All spring, summer and fall, it's been the same: Charlie's refrigerated formula does 33 seconds in the microwave for four ounces, 44 for six, and a minute for eight.
Until last week. Julie put eight ounces in the bottle, microwaved it for a minute, and brought it up to me. I gave it to Charlie, who, after a few sips, indicated, "No, thanks, that's really a bit too warm, AND I'M STILL VERY THIRSTY WHERE'S MY MILK!" (Testing with a finger proved the first half of his commentary correct; the second was of course true by definition.)
I thought it must have just been one of those mistakes you make with not-completely-chilled bottle of formula, but then the other day I nuked Charlie's milk just the same way, and darned if it wasn't too hot again.
The only thing I can think of is that with the coming of winter, the ambient air has gotten drier and stopped absorbing quite so many microwaves as it cycles through the nuke. We're talking a difference of something like 10-20 grams of water vapor per cubic meter (the oven itself it nowhere near that size, but I think the fan runs air through it), which could be just enough to tip the balance from comfortably warm to too darn hot. If so, it would be a remarkable example of physics in action.
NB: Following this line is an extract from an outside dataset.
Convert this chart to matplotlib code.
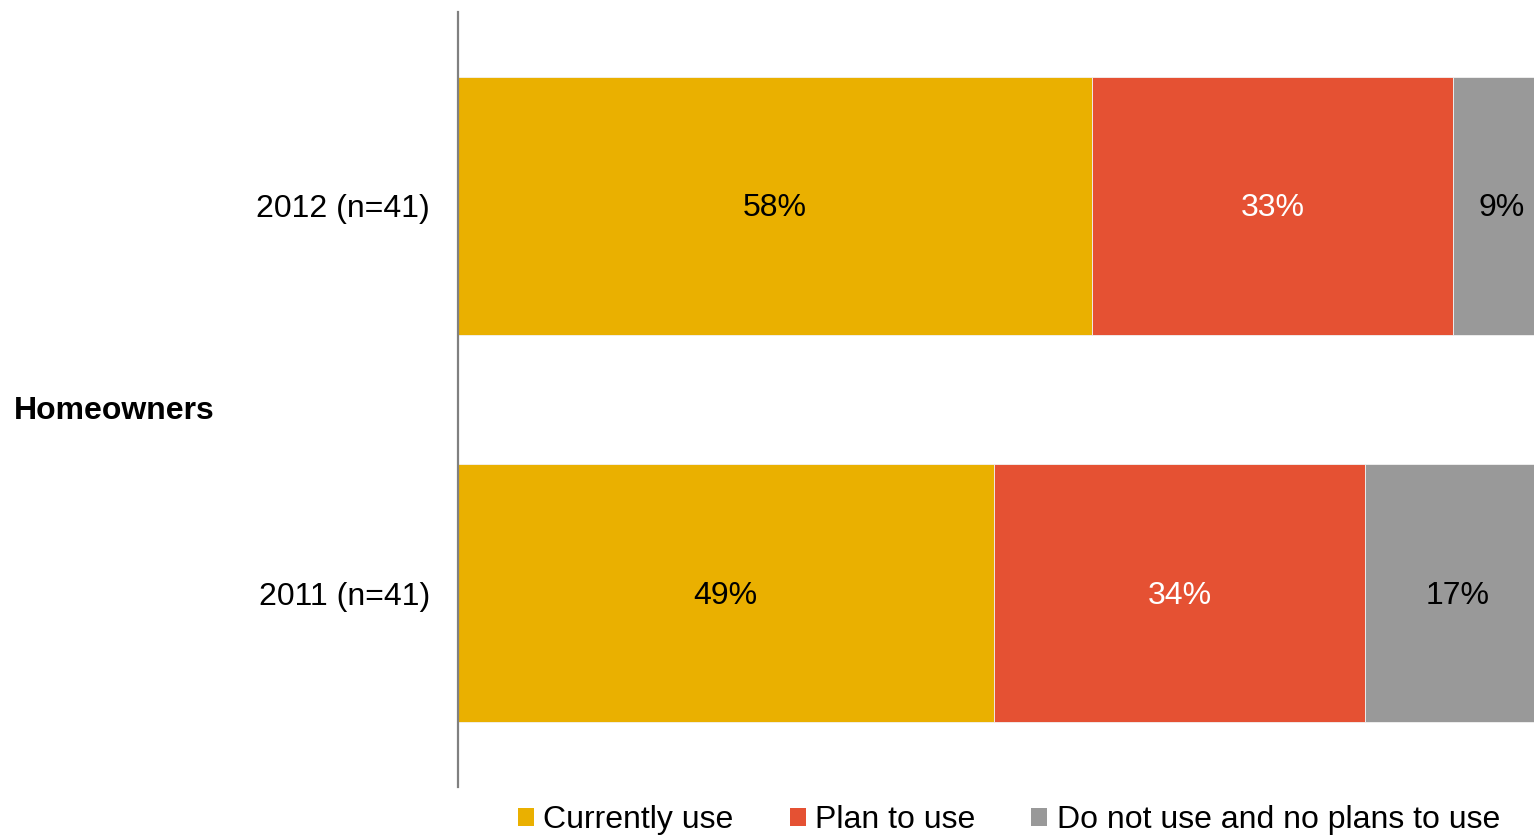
import matplotlib
matplotlib.use("Agg")
import matplotlib.pyplot as plt
from matplotlib.patches import Patch

plt.rcParams['font.family'] = ['Liberation Sans', 'DejaVu Sans']

# Survey data: share of homeowners by usage status
years = ["2011 (n=41)", "2012 (n=41)"]
series_names = ["Currently use", "Plan to use", "Do not use and no plans to use"]
currently_use = [49, 58]
plan_to_use = [34, 33]
no_plans = [17, 9]
group_label = "Homeowners"

colors = ["#EAB000", "#E55133", "#999999"]
text_colors = ["black", "white", "black"]
FS = 23

fig = plt.figure(figsize=(15.34, 8.35), dpi=100)
ax = fig.add_axes([458 / 1534, 1 - 787 / 835, (1551 - 458) / 1534, (787 - 12) / 835])

ypos = list(range(len(years)))
left = [0] * len(years)
for vals, col, tcol in zip([currently_use, plan_to_use, no_plans], colors, text_colors):
    ax.barh(ypos, vals, left=left, height=0.666, color=col,
            edgecolor="#f2f2f2", linewidth=0.6)
    for y, v, l in zip(ypos, vals, left):
        ax.text(l + v / 2, y - 0.007, f"{v}%", ha="center", va="center",
                fontsize=FS, color=tcol)
    left = [a + b for a, b in zip(left, vals)]

ax.set_xlim(0, 100)
ax.set_ylim(-0.5, 1.5)
ax.set_yticks(ypos)
ax.set_yticklabels(years, fontsize=FS)
ax.tick_params(axis="y", length=0, pad=20)
ax.set_xticks([])
for s in ["top", "right", "bottom"]:
    ax.spines[s].set_visible(False)
ax.spines["left"].set_color("#808080")
ax.spines["left"].set_linewidth(1.6)

fig.text(14 / 1534, 1 - 411 / 835, group_label, fontsize=FS, fontweight="bold",
         ha="left", va="center")

handles = [Patch(facecolor=c, edgecolor="none") for c in colors]
fig.legend(handles, series_names, loc="center", bbox_to_anchor=(1009 / 1534, 1 - 820 / 835),
           ncol=3, frameon=False, fontsize=FS, handlelength=0.5, handleheight=0.5,
           handletextpad=0.3, columnspacing=1.75, borderaxespad=0, borderpad=0)

fig.savefig("out.png", dpi=100)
Just to prove that water vapor and not just liquid water does absorb microwaves, I invoke my physics and public policy professor's story about the first US-designed magnetron radar tube during the early days of Word War II. The damn thing didn't work and didn't work and didn't work, but in an odd way: they could measure the power going in, and it was what they expected, and they could measure the power coming out, as expected too. But it just didn't produce any radar returns for targets more than a few hundred yards away.
The problem, he explained, was that someone (perhaps subconsciously using one of the few microwave frequency numbers they knew) had designed the tube to radiate dead in the middle of the primary absorption band for water vapor. It was a drizzly cold fall in the northeast, and QED.